THE ANALYSTS: No NCB dividends for now
Business Journalist David Rose says NCB Financial Group’s (NCBFG) decision to not pay shareholders’ dividends is a strategic play as the financial sector readies itself to adopt new accounting guidelines.
NCBFG recently announced that it would not pay dividends for the seventh-consecutive quarter.
Speaking on Taking Stock with Kalilah Reynolds, Rose explained that the decision comes as Jamaica considers implementing Basel III.
“Basel III is an international regulatory standard set up by the Basel Committee on Banking Supervision of the Bank for International Settlements,” he said.
“It is going to require banks to hold more capital on their books based on the adjusted calculations for capital requirements for banks,” he added.

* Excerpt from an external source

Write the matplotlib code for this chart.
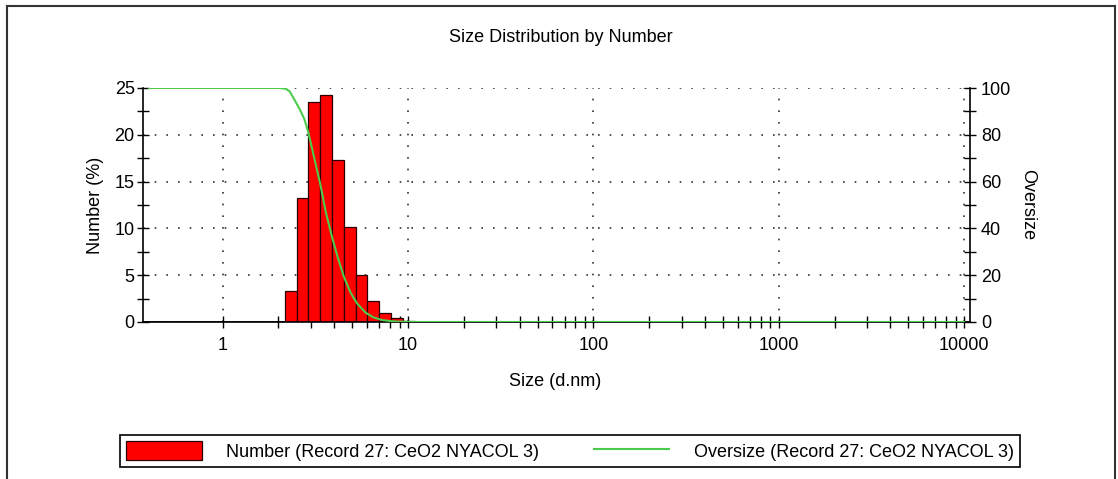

Rose further explained that in the case of NCB Jamaica, which is the island’s largest commercial bank, it would likely be required to have a higher amount of capital reserve to meet the new standards.
He noted that instead of paying out a dividend, NCB transferred $8 billion from its “retained earnings” to “retained earnings reserves”.
“Reserves are good because if there is a negative event it means that the bank has money to continue operations,” he said.
However, Rose said that because Basel III will require the bank to hold more capital on its books, NBC might lend less or charge more interest.
“But it means less money to lend as loans or dividends. So, as a result, it could potentially mean higher costs for loans or just reduced loan offerings,” he added.
The Journalist also noted that as of January 1, Jamaica adopted International Financial Reporting Standards 17, which streamlines how insurance earnings are reported.
“As a result, there is a cost to changing to that standard and with an expected change in how reporting occurs and for capital requirements as well,” Rose said.
He noted that the company is preparing to face the regulatory changes that will impact its business.
Stock Market Reaction
Rose noted that NCBFG’s stock price hit a 52-week low last Tuesday, dropping to $72.01.
“For context, NCBFG’s price has been that low since July 2017,” he revealed.
The stock price has recovered slightly, closing at $76.68 on Wednesday. However, Rose said the fall in NCBFG’s stock price could be dangerous for several reasons.
“A lot of people borrow against NCBFG’s stock. So, when they take out margin loans, the lower the price goes the small the space there is for the broker to potentially recover money if they need to sell the stock,” he explained.
He added that a lower stock price also impacts the valuations and portfolios of pension funds and other entities.
“Sagicor Select Funds is taking a nasty beating right now because NCBFG is their largest asset and their is no dividends coming from that,” he added.